Leave out the pictures and retype only the lines from the opening line to the line that holds "ax.axvline(x, color=grid_col, lw=1.0, zorder=0)", both ends included.

**Exercise data**
______________________________

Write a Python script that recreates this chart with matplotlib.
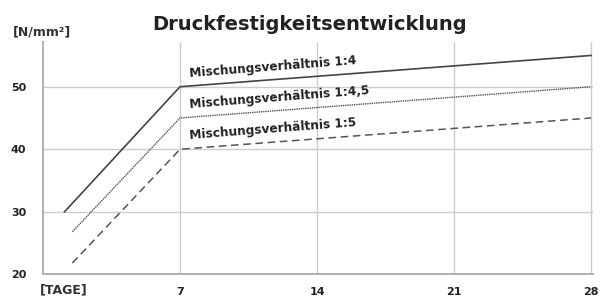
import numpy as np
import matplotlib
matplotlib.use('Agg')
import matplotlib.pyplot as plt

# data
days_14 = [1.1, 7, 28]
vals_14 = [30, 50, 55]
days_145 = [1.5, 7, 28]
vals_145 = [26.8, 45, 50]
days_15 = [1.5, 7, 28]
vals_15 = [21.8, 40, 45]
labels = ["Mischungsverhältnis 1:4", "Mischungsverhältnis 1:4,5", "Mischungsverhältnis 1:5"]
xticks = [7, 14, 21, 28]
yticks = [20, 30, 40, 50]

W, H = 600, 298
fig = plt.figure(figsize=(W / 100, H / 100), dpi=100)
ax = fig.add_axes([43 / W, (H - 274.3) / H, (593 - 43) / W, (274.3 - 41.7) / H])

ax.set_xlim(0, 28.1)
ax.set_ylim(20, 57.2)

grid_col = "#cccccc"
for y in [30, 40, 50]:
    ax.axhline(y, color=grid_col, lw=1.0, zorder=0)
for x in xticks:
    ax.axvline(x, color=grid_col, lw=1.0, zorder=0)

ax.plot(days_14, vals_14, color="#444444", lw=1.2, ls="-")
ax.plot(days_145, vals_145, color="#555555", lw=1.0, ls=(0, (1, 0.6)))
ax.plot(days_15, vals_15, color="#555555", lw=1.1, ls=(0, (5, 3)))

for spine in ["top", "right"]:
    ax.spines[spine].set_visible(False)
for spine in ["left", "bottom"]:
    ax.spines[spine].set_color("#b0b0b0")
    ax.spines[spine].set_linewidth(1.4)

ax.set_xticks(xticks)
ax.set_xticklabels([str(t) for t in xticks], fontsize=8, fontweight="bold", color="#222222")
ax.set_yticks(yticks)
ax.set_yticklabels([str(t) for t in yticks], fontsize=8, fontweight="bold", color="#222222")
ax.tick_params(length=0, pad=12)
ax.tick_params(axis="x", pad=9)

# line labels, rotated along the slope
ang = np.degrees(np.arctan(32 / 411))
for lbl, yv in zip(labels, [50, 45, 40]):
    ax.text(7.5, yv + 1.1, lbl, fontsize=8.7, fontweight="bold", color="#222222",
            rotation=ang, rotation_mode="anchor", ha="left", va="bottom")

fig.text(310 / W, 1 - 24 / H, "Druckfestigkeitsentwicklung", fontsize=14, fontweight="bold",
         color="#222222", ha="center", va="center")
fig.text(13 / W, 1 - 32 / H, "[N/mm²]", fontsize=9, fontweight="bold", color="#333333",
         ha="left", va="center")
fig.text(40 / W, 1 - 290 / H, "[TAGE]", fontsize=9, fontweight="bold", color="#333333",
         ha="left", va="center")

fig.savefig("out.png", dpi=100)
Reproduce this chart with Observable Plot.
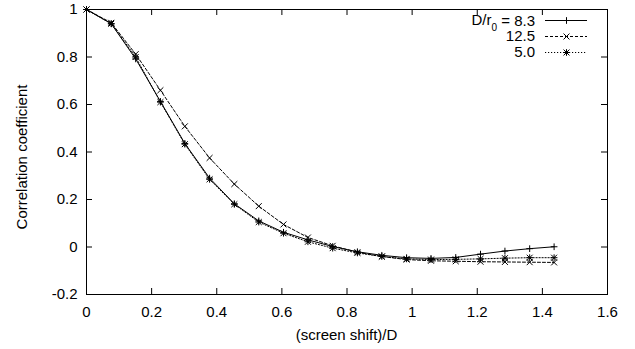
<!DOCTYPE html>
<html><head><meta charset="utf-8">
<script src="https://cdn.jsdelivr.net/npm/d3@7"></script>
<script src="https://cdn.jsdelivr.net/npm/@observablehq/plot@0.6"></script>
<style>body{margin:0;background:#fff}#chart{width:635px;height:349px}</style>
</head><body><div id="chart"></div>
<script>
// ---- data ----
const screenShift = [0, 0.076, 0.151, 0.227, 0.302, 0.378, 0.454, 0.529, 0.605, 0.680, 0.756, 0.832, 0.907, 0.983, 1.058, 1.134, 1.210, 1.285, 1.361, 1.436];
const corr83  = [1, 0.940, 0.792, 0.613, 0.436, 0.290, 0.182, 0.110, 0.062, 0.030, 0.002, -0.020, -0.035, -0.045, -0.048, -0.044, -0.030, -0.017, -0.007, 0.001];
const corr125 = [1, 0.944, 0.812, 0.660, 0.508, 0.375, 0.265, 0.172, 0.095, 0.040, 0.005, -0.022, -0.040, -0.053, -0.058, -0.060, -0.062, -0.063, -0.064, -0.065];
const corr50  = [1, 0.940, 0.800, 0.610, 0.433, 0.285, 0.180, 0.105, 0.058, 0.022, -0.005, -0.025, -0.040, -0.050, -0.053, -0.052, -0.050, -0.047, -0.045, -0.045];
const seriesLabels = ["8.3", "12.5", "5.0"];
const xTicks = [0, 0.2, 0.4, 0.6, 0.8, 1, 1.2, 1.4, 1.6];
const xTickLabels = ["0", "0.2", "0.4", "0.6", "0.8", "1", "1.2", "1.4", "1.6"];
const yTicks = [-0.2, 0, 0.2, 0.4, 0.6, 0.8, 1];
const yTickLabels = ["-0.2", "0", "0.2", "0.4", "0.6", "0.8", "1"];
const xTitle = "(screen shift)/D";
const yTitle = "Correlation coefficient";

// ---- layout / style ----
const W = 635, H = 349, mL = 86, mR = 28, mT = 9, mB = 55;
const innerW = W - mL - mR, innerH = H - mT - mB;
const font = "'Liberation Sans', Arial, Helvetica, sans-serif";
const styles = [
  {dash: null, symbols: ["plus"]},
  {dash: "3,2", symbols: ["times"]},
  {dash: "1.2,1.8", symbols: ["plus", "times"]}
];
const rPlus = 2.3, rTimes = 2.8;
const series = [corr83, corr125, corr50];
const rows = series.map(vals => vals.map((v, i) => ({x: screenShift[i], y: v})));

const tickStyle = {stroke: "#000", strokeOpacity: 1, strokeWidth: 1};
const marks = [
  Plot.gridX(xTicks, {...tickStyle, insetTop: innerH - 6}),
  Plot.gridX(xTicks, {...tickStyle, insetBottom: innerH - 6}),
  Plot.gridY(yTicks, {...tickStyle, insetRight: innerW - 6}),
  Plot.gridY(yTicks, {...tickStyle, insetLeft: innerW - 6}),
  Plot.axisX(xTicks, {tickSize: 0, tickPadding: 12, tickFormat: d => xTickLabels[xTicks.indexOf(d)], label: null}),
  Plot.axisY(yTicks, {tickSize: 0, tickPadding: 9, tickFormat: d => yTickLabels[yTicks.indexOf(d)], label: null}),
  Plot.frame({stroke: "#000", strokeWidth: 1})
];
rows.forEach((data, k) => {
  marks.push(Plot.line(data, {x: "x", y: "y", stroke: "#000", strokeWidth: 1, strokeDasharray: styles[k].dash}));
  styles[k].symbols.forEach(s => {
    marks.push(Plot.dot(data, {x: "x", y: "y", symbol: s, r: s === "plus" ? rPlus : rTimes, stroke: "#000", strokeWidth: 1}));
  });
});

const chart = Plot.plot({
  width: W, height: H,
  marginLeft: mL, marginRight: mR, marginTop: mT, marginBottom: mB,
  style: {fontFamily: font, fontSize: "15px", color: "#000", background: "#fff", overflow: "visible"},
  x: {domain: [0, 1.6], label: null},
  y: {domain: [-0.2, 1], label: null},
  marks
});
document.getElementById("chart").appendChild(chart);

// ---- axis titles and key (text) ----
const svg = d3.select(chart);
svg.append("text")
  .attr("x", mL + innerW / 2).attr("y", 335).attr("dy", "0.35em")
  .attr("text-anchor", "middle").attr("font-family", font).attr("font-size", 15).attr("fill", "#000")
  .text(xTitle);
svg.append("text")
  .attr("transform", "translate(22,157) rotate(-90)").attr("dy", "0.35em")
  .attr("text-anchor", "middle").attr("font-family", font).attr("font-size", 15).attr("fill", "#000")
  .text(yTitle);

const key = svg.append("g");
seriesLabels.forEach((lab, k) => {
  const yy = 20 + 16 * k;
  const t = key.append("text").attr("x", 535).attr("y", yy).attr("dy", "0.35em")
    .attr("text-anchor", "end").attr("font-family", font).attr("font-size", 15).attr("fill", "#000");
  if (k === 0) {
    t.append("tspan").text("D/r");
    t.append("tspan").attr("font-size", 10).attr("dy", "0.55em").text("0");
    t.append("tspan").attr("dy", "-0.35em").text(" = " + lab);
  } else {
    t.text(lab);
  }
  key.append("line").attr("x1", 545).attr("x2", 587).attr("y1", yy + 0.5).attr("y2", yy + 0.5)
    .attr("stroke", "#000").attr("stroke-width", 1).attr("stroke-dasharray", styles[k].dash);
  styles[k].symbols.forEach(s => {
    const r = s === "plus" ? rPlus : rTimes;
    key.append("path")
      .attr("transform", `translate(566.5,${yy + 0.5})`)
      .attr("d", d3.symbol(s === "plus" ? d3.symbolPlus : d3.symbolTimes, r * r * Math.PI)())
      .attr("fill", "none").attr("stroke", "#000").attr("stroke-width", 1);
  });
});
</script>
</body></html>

______________________________

**Exercise answer**
Write a Python script that recreates this chart with matplotlib.
import numpy as np
import matplotlib
matplotlib.use('Agg')
import matplotlib.pyplot as plt

# data
days_14 = [1.1, 7, 28]
vals_14 = [30, 50, 55]
days_145 = [1.5, 7, 28]
vals_145 = [26.8, 45, 50]
days_15 = [1.5, 7, 28]
vals_15 = [21.8, 40, 45]
labels = ["Mischungsverhältnis 1:4", "Mischungsverhältnis 1:4,5", "Mischungsverhältnis 1:5"]
xticks = [7, 14, 21, 28]
yticks = [20, 30, 40, 50]

W, H = 600, 298
fig = plt.figure(figsize=(W / 100, H / 100), dpi=100)
ax = fig.add_axes([43 / W, (H - 274.3) / H, (593 - 43) / W, (274.3 - 41.7) / H])

ax.set_xlim(0, 28.1)
ax.set_ylim(20, 57.2)

grid_col = "#cccccc"
for y in [30, 40, 50]:
    ax.axhline(y, color=grid_col, lw=1.0, zorder=0)
for x in xticks:
    ax.axvline(x, color=grid_col, lw=1.0, zorder=0)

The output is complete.